Goal of the exercise
Your answer should be a single number: the count of lines holding the word "standalone".

——

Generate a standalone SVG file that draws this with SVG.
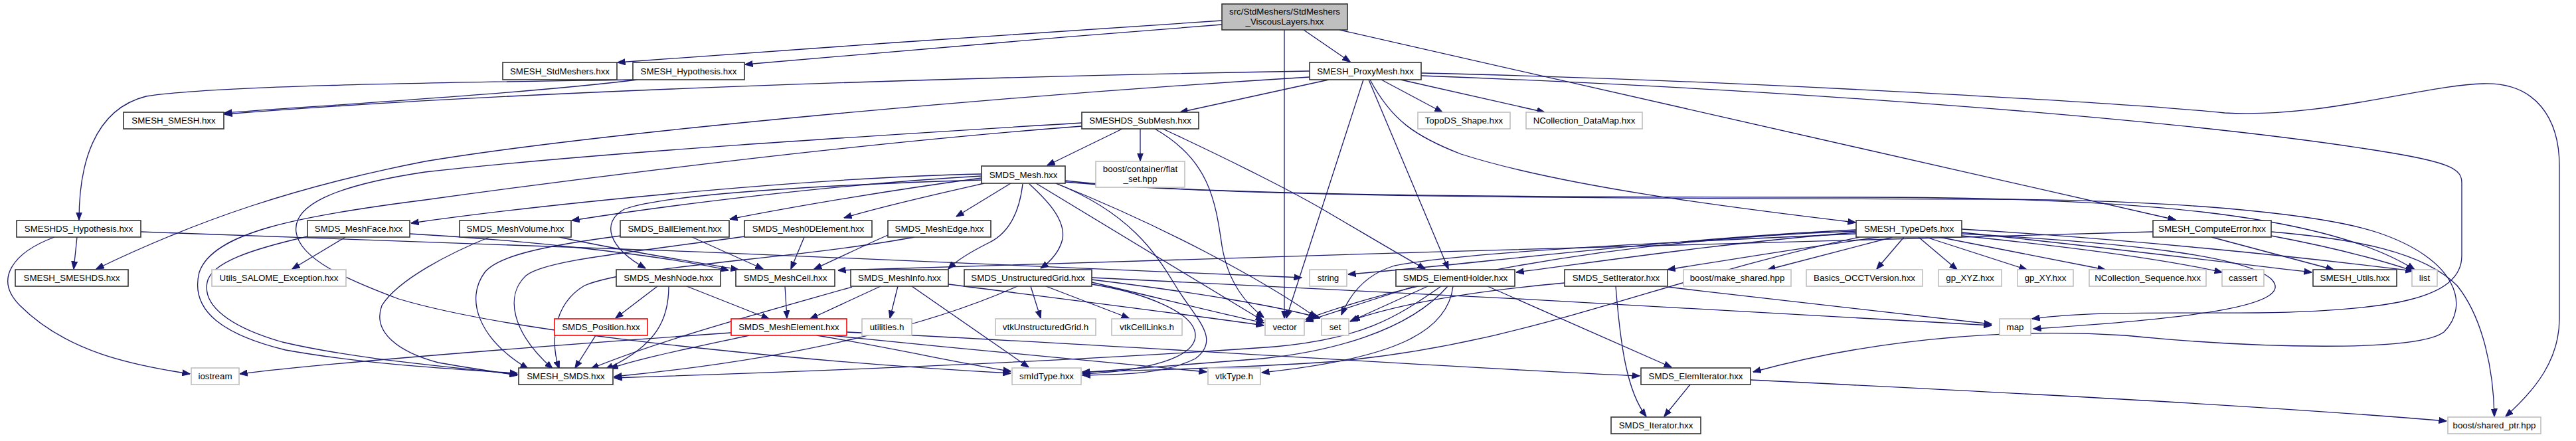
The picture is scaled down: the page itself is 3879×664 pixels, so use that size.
<svg xmlns="http://www.w3.org/2000/svg" width="3879" height="664" viewBox="0 0 3879 664">
<defs>
<style>
.e path{fill:none;stroke:#191970;stroke-width:1.3;marker-end:url(#a)}
.node rect{fill:#fff;stroke:#333;stroke-width:1.6}
.node.g rect{stroke:#bfbfbf}
.node.r rect{stroke:#ff0000}
.node.m rect{fill:#bfbfbf}
.node text{font-family:"Liberation Sans",Arial,sans-serif;font-size:13.3px;fill:#000;text-anchor:middle}
</style>
<marker id="a" markerUnits="userSpaceOnUse" markerWidth="12" markerHeight="10" viewBox="0 0 12 10" refX="11.5" refY="5" orient="auto"><path d="M0,0.5 L12,5 L0,9.5 z" fill="#191970" stroke="#191970" stroke-width="1"/></marker>
</defs>
<rect width="3879" height="664" fill="#fff"/>
<g class="e" id="edges">
<path d="M1840,31 C1600,45 1200,75 930,94"/>
<path d="M1840,37 C1600,55 1350,78 1122,97"/>
<path d="M1963,45 L2033,93"/>
<path d="M1934,45 L1934,479"/>
<path d="M2017,45 L3276,331"/>
<path d="M953,120 C700,124 330,128 220,145 C140,165 119,250 119,331"/>
<path d="M960,120 C800,140 500,158 338,170"/>
<path d="M1972,107 C1500,115 800,135 338,172"/>
<path d="M2001,120 L1777,169"/>
<path d="M2063,120 C2095,180 2130,205 2200,232 C2350,280 2600,312 2794,335"/>
<path d="M2080,120 L2172,169"/>
<path d="M2109,120 L2326,169"/>
<path d="M2061,120 L2181,405"/>
<path d="M2053,120 L1937,479"/>
<path d="M2140,110 C2600,120 3200,155 3350,170 C3500,178 3650,128 3740,126 C3820,124 3854,180 3854,250 L3854,480 C3854,540 3820,585 3773,627"/>
<path d="M2140,114 C2700,135 3300,180 3600,230 C3690,245 3707,255 3707,275 L3707,385 C3707,450 3600,468 3400,471 C3250,472 3150,468 3060,480"/>
<path d="M1972,116 C1500,145 900,200 640,243 C450,280 300,330 145,405"/>
<path d="M1690,194 L1577,249"/>
<path d="M1717,194 L1717,242"/>
<path d="M1739,194 C1820,240 1830,300 1840,370 C1850,430 1880,460 1903,478"/>
<path d="M1751,194 C1850,240 1950,290 2000,320 C2060,355 2110,385 2146,405"/>
<path d="M1629,190 C1300,215 900,265 640,301 C450,325 320,350 300,410 C285,470 340,505 430,527 C560,550 690,556 779,562"/>
<path d="M1629,185 C1300,205 900,230 640,259 C500,280 440,310 446,350 C452,390 520,420 600,450 C800,510 1300,550 1522,562"/>
<path d="M1478,262 C1200,268 800,310 619,336"/>
<path d="M1478,265 C1250,278 1000,310 861,332"/>
<path d="M1478,268 C1350,285 1200,310 1099,330"/>
<path d="M1482,276 C1420,290 1330,310 1271,328"/>
<path d="M1522,276 L1440,326"/>
<path d="M1478,271 C1250,278 1000,292 940,315 C905,335 915,372 972,404"/>
<path d="M1540,277 C1535,320 1520,350 1490,365 C1460,380 1440,392 1428,405"/>
<path d="M1550,277 C1575,300 1605,330 1600,360 C1595,380 1580,395 1567,404"/>
<path d="M1560,276 L1902,483"/>
<path d="M1590,276 C1750,340 1900,420 1982,478"/>
<path d="M1604,272 C1800,295 2300,297 2800,297 C3200,297 3500,320 3636,406"/>
<path d="M1604,274 C1900,300 2500,298 3000,300 C3350,302 3520,330 3580,350 C3700,390 3720,460 3680,500 C3640,530 3400,525 3200,505 C2950,490 2750,530 2640,560"/>
<path d="M1590,276 C1700,320 1740,380 1770,430 C1800,480 1840,510 1800,540 C1750,565 1680,564 1630,565"/>
<path d="M116,357 L111,405"/>
<path d="M82,357 C20,380 -10,420 30,460 C100,530 200,550 286,563"/>
<path d="M212,349 C700,365 1500,395 1960,418"/>
<path d="M520,357 L440,405"/>
<path d="M617,352 C800,362 1000,385 1097,407"/>
<path d="M463,356 C380,375 318,395 312,425 C305,460 345,492 425,515 C540,542 690,553 779,564"/>
<path d="M842,357 C950,380 1050,395 1112,406"/>
<path d="M737,357 C680,380 600,420 575,460 C560,500 600,530 660,546 C700,553 740,559 779,565"/>
<path d="M1042,357 L1149,405"/>
<path d="M935,355 C820,370 750,385 730,410 C700,450 720,510 795,555"/>
<path d="M1211,357 L1191,405"/>
<path d="M1122,356 C950,380 820,392 792,415 C760,445 770,500 832,555"/>
<path d="M1337,354 C1300,370 1260,390 1226,405"/>
<path d="M1377,357 C1200,390 950,400 880,430 C830,460 830,520 842,555"/>
<path d="M990,431 L927,479"/>
<path d="M1034,431 L1158,480"/>
<path d="M1007,431 C1007,480 990,520 912,556"/>
<path d="M1182,431 L1185,479"/>
<path d="M1326,431 L1220,480"/>
<path d="M1352,431 L1340,479"/>
<path d="M1373,431 L1549,553"/>
<path d="M1428,428 C1600,450 1800,475 1903,490"/>
<path d="M1283,432 C1150,470 1000,510 890,555"/>
<path d="M1552,431 L1567,479"/>
<path d="M1575,431 L1700,479"/>
<path d="M1532,431 C1400,490 1200,540 925,567"/>
<path d="M1644,428 C1720,440 1800,470 1800,505 C1800,545 1700,560 1630,563"/>
<path d="M1644,425 C1750,450 1850,475 1903,486"/>
<path d="M1644,421 C1800,440 1930,462 1988,479"/>
<path d="M1644,418 C2000,435 2700,470 2999,490"/>
<path d="M897,505 L866,554"/>
<path d="M1128,505 C1050,522 960,540 919,555"/>
<path d="M1101,501 C900,515 500,545 361,563"/>
<path d="M1230,505 C1350,525 1450,548 1522,559"/>
<path d="M1250,505 C1450,525 1700,550 1817,560"/>
<path d="M1275,500 C1700,520 2200,555 2469,566"/>
<path d="M2130,431 L1966,484"/>
<path d="M2150,431 L2033,484"/>
<path d="M2170,431 C2100,480 2050,510 1920,522 C1600,545 1200,560 925,569"/>
<path d="M2180,431 C2120,500 2000,530 1900,540 C1800,548 1700,555 1630,561"/>
<path d="M2188,431 C2180,500 2100,540 1900,561"/>
<path d="M2240,431 L2517,553"/>
<path d="M2433,431 C2440,520 2450,590 2479,627"/>
<path d="M2356,426 C2200,440 2100,460 2036,482"/>
<path d="M2511,432 C2700,455 2900,478 2999,488"/>
<path d="M2545,579 L2506,627"/>
<path d="M2636,572 C3000,590 3400,610 3684,634"/>
<path d="M2954,350 C3150,370 3350,395 3481,410"/>
<path d="M2830,357 C2700,375 2580,395 2511,406"/>
<path d="M2795,350 C2600,365 2400,395 2283,410"/>
<path d="M2795,346 C2500,360 2200,400 2030,413"/>
<path d="M2795,348 C2400,362 2100,430 1966,481"/>
<path d="M2795,352 C2500,365 2200,380 2100,400 C2050,415 2030,450 2020,474"/>
<path d="M2954,345 C3200,360 3450,385 3634,408"/>
<path d="M2954,355 C3150,375 3280,395 3346,410"/>
<path d="M2920,357 L3170,406"/>
<path d="M2900,357 L3052,406"/>
<path d="M2889,357 L2947,406"/>
<path d="M2867,357 L2826,405"/>
<path d="M2850,357 L2662,406"/>
<path d="M2954,352 C3200,365 3380,385 3420,420 C3460,460 3300,480 3062,495"/>
<path d="M2800,357 C2500,420 2300,520 2000,545 C1850,555 1700,558 1630,560"/>
<path d="M3330,357 L3514,406"/>
<path d="M3420,355 C3500,370 3580,390 3634,408"/>
<path d="M3420,349 C3550,360 3650,380 3700,430 C3740,480 3755,560 3756,627"/>
<path d="M3242,349 C2800,365 1800,385 1262,407"/>
</g>
<g id="n_main" class="node m"><rect x="1840" y="6" width="189" height="39"/><text x="1934.5" y="22">src/StdMeshers/StdMeshers</text><text x="1934.5" y="37">_ViscousLayers.hxx</text></g>
<g id="n_stdmeshers" class="node"><rect x="757" y="94" width="172" height="26"/><text x="843" y="111.5">SMESH_StdMeshers.hxx</text></g>
<g id="n_hypothesis" class="node"><rect x="953" y="94" width="168" height="26"/><text x="1037" y="111.5">SMESH_Hypothesis.hxx</text></g>
<g id="n_proxymesh" class="node"><rect x="1972" y="94" width="168" height="26"/><text x="2056" y="111.5">SMESH_ProxyMesh.hxx</text></g>
<g id="n_smesh_smesh" class="node"><rect x="186" y="169" width="151" height="25"/><text x="261.5" y="186">SMESH_SMESH.hxx</text></g>
<g id="n_submesh" class="node"><rect x="1629" y="169" width="176" height="25"/><text x="1717" y="186">SMESHDS_SubMesh.hxx</text></g>
<g id="n_topods" class="node g"><rect x="2135" y="169" width="139" height="25"/><text x="2204.5" y="186">TopoDS_Shape.hxx</text></g>
<g id="n_datamap" class="node g"><rect x="2298" y="169" width="175" height="25"/><text x="2385.5" y="186">NCollection_DataMap.hxx</text></g>
<g id="n_smds_mesh" class="node"><rect x="1478" y="250" width="126" height="26"/><text x="1541" y="267.5">SMDS_Mesh.hxx</text></g>
<g id="n_flatset" class="node g"><rect x="1650" y="243" width="134" height="39"/><text x="1717" y="259">boost/container/flat</text><text x="1717" y="274">_set.hpp</text></g>
<g id="n_smeshds_hyp" class="node"><rect x="25" y="332" width="187" height="25"/><text x="118.5" y="349">SMESHDS_Hypothesis.hxx</text></g>
<g id="n_meshface" class="node"><rect x="463" y="332" width="154" height="25"/><text x="540" y="349">SMDS_MeshFace.hxx</text></g>
<g id="n_meshvolume" class="node"><rect x="692" y="332" width="168" height="25"/><text x="776" y="349">SMDS_MeshVolume.hxx</text></g>
<g id="n_ball" class="node"><rect x="934" y="332" width="164" height="25"/><text x="1016" y="349">SMDS_BallElement.hxx</text></g>
<g id="n_mesh0d" class="node"><rect x="1121" y="332" width="192" height="25"/><text x="1217" y="349">SMDS_Mesh0DElement.hxx</text></g>
<g id="n_meshedge" class="node"><rect x="1337" y="332" width="155" height="25"/><text x="1414.5" y="349">SMDS_MeshEdge.hxx</text></g>
<g id="n_typedefs" class="node"><rect x="2795" y="332" width="159" height="25"/><text x="2874.5" y="349">SMESH_TypeDefs.hxx</text></g>
<g id="n_computeerror" class="node"><rect x="3242" y="332" width="178" height="25"/><text x="3331" y="349">SMESH_ComputeError.hxx</text></g>
<g id="n_smesh_smeshds" class="node"><rect x="23" y="406" width="170" height="25"/><text x="108" y="423">SMESH_SMESHDS.hxx</text></g>
<g id="n_utils_exc" class="node g"><rect x="319" y="406" width="202" height="25"/><text x="420" y="423">Utils_SALOME_Exception.hxx</text></g>
<g id="n_meshnode" class="node"><rect x="928" y="406" width="157" height="25"/><text x="1006.5" y="423">SMDS_MeshNode.hxx</text></g>
<g id="n_meshcell" class="node"><rect x="1108" y="406" width="149" height="25"/><text x="1182.5" y="423">SMDS_MeshCell.hxx</text></g>
<g id="n_meshinfo" class="node"><rect x="1281" y="406" width="147" height="25"/><text x="1354.5" y="423">SMDS_MeshInfo.hxx</text></g>
<g id="n_ugrid" class="node"><rect x="1452" y="406" width="192" height="25"/><text x="1548" y="423">SMDS_UnstructuredGrid.hxx</text></g>
<g id="n_string" class="node g"><rect x="1972" y="406" width="56" height="25"/><text x="2000" y="423">string</text></g>
<g id="n_elemholder" class="node"><rect x="2102" y="406" width="179" height="25"/><text x="2191.5" y="423">SMDS_ElementHolder.hxx</text></g>
<g id="n_setiterator" class="node"><rect x="2356" y="406" width="155" height="25"/><text x="2433.5" y="423">SMDS_SetIterator.hxx</text></g>
<g id="n_makeshared" class="node g"><rect x="2535" y="406" width="162" height="25"/><text x="2616" y="423">boost/make_shared.hpp</text></g>
<g id="n_occt" class="node g"><rect x="2720" y="406" width="175" height="25"/><text x="2807.5" y="423">Basics_OCCTVersion.hxx</text></g>
<g id="n_gpxyz" class="node g"><rect x="2919" y="406" width="95" height="25"/><text x="2966.5" y="423">gp_XYZ.hxx</text></g>
<g id="n_gpxy" class="node g"><rect x="3038" y="406" width="84" height="25"/><text x="3080" y="423">gp_XY.hxx</text></g>
<g id="n_ncseq" class="node g"><rect x="3146" y="406" width="176" height="25"/><text x="3234" y="423">NCollection_Sequence.hxx</text></g>
<g id="n_cassert" class="node g"><rect x="3346" y="406" width="63" height="25"/><text x="3377.5" y="423">cassert</text></g>
<g id="n_smesh_utils" class="node"><rect x="3483" y="406" width="126" height="25"/><text x="3546" y="423">SMESH_Utils.hxx</text></g>
<g id="n_list" class="node g"><rect x="3632" y="406" width="38" height="25"/><text x="3651" y="423">list</text></g>
<g id="n_position" class="node r"><rect x="835" y="480" width="140" height="25"/><text x="905" y="497">SMDS_Position.hxx</text></g>
<g id="n_meshelement" class="node r"><rect x="1101" y="480" width="174" height="25"/><text x="1188" y="497">SMDS_MeshElement.hxx</text></g>
<g id="n_utilities" class="node g"><rect x="1298" y="480" width="75" height="25"/><text x="1335.5" y="497">utilities.h</text></g>
<g id="n_vtkug" class="node g"><rect x="1499" y="480" width="151" height="25"/><text x="1574.5" y="497">vtkUnstructuredGrid.h</text></g>
<g id="n_vtkcelllinks" class="node g"><rect x="1674" y="480" width="106" height="25"/><text x="1727" y="497">vtkCellLinks.h</text></g>
<g id="n_vector" class="node g"><rect x="1905" y="480" width="59" height="25"/><text x="1934.5" y="497">vector</text></g>
<g id="n_set" class="node g"><rect x="1990" y="480" width="41" height="25"/><text x="2010.5" y="497">set</text></g>
<g id="n_map" class="node g"><rect x="3011" y="480" width="47" height="25"/><text x="3034.5" y="497">map</text></g>
<g id="n_iostream" class="node g"><rect x="288" y="554" width="72" height="25"/><text x="324" y="571">iostream</text></g>
<g id="n_smesh_smds" class="node"><rect x="781" y="554" width="142" height="25"/><text x="852" y="571">SMESH_SMDS.hxx</text></g>
<g id="n_smidtype" class="node g"><rect x="1524" y="554" width="104" height="25"/><text x="1576" y="571">smIdType.hxx</text></g>
<g id="n_vtktype" class="node g"><rect x="1819" y="554" width="79" height="25"/><text x="1858.5" y="571">vtkType.h</text></g>
<g id="n_elemiterator" class="node"><rect x="2471" y="554" width="165" height="25"/><text x="2553.5" y="571">SMDS_ElemIterator.hxx</text></g>
<g id="n_iterator" class="node"><rect x="2426" y="628" width="135" height="25"/><text x="2493.5" y="645">SMDS_Iterator.hxx</text></g>
<g id="n_sharedptr" class="node g"><rect x="3686" y="628" width="140" height="25"/><text x="3756" y="645">boost/shared_ptr.hpp</text></g>
</svg>
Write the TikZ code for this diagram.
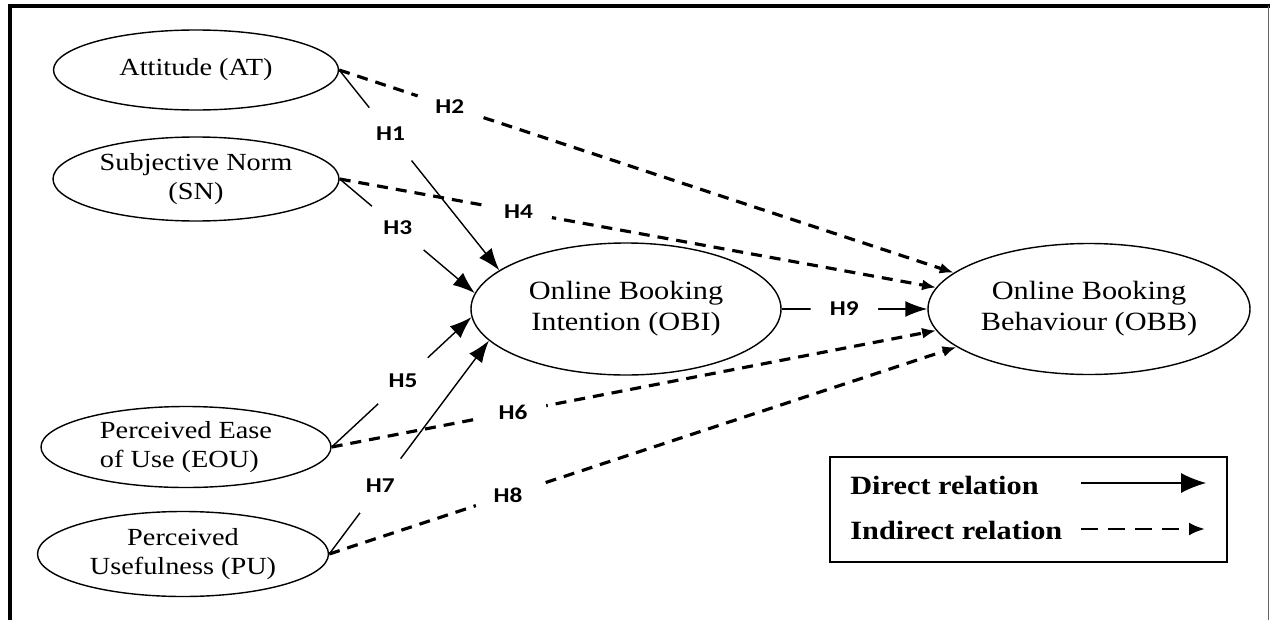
\documentclass[tikz,border=0pt]{standalone}
\usepackage{fontspec}
\setmainfont{Liberation Serif}[FakeStretch=1.15]
\newfontfamily\hypfont{Carlito}[FakeStretch=1.2]
\usetikzlibrary{shapes.geometric, arrows.meta}
\tikzstyle{construct} = [ellipse, draw=black, thick,
  inner sep=0pt, align=center,
  font=\fontsize{14}{16.4}\selectfont]
\tikzstyle{outcome} = [ellipse, draw=black, thick,
  inner sep=0pt, align=center,
  font=\fontsize{15}{17.6}\selectfont]
\tikzstyle{direct} = [line width=0.8pt,
  -{Latex[length=4.4mm,width=3.2mm]}]
\tikzstyle{indirect} = [line width=1.8pt, dash pattern=on 2.2mm off 1.6mm,
  -{Latex[length=2.8mm,width=2.2mm]}]
\tikzstyle{hyp} = [circle, fill=white, minimum size=13.5mm, inner sep=0pt,
  font=\hypfont\bfseries\fontsize{12}{14}\selectfont]
\tikzstyle{legtext} = [anchor=west, inner sep=0pt,
  font=\bfseries\fontsize{15}{18}\selectfont]

\begin{document}
\begin{tikzpicture}[x=0.2mm, y=-0.2mm]
\useasboundingbox (0,0) rectangle (1270,620);

%% ---- FRAME ----
\draw[line width=2.2pt] (10,620) -- (10,6) -- (1270,6);
\draw[line width=0.5pt, black!60] (1268,6) -- (1268,620);

%% ---- CONSTRUCTS ----
\node (at)  [construct, minimum width=57mm, minimum height=16mm] at (196,70)
  {Attitude (AT)};
\node (sn)  [construct, minimum width=57.2mm, minimum height=16.8mm] at (196,179)
  {Subjective Norm\\(SN)};
\node (eou) [construct, minimum width=58mm, minimum height=16.2mm, align=left] at (186,447)
  {Perceived Ease\\of Use (EOU)};
\node (pu)  [construct, minimum width=58.2mm, minimum height=17mm] at (183,554)
  {Perceived\\Usefulness (PU)};

\node (obi) [outcome, minimum width=62mm, minimum height=26.4mm] at (626,309)
  {Online Booking\\Intention (OBI)};
\node (obb) [outcome, minimum width=64.4mm, minimum height=26.2mm] at (1089,309)
  {Online Booking\\Behaviour (OBB)};

%%=============================================================
%% HYPOTHESES
%%  direct   : H1 H3 H5 H7 -> OBI, H9 OBI -> OBB
%%  indirect : H2 H4 H6 H8 -> OBB
%%=============================================================
\draw[indirect] (at.east)  -- node[hyp, pos=0.18]{H2} (obb.165);
\draw[indirect] (sn.east)  -- node[hyp, pos=0.30]{H4} (obb.172);
\draw[indirect] (eou.east) -- node[hyp, pos=0.30]{H6} (obb.188);
\draw[indirect] (pu.east)  -- node[hyp, pos=0.285]{H8} (obb.196);

\draw[direct] (at.east)  -- node[hyp, pos=0.32]{H1} (obi.163);
\draw[direct] (sn.east)  -- node[hyp, pos=0.43]{H3} (obi.174);
\draw[direct] (eou.east) -- node[hyp, pos=0.51]{H5} (obi.183);
\draw[direct] (pu.east)  -- node[hyp, pos=0.32]{H7} (obi.193);
\draw[direct] (obi.east) -- node[hyp, pos=0.43]{H9} (obb.west);

%% ---- LEGEND ----
\node (legend) [draw, line width=0.6pt, minimum width=79.4mm,
  minimum height=21mm, inner sep=0pt] at (1028.5,509.5) {};
\node (dirtxt) [legtext] at (850,485) {Direct relation};
\node (indtxt) [legtext] at (850,530) {Indirect relation};
\coordinate (dir_a) at (1081,483);
\coordinate (dir_b) at (1206,483);
\coordinate (ind_a) at (1081,529);
\coordinate (ind_b) at (1205,529);
\draw[line width=0.6pt, -{Latex[length=5mm,width=4mm]}] (dir_a) -- (dir_b);
\draw[line width=1.6pt, dash pattern=on 3.4mm off 2mm,
  -{Latex[length=3.2mm,width=2.6mm]}] (ind_a) -- (ind_b);

\end{tikzpicture}
\end{document}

——

Response below
2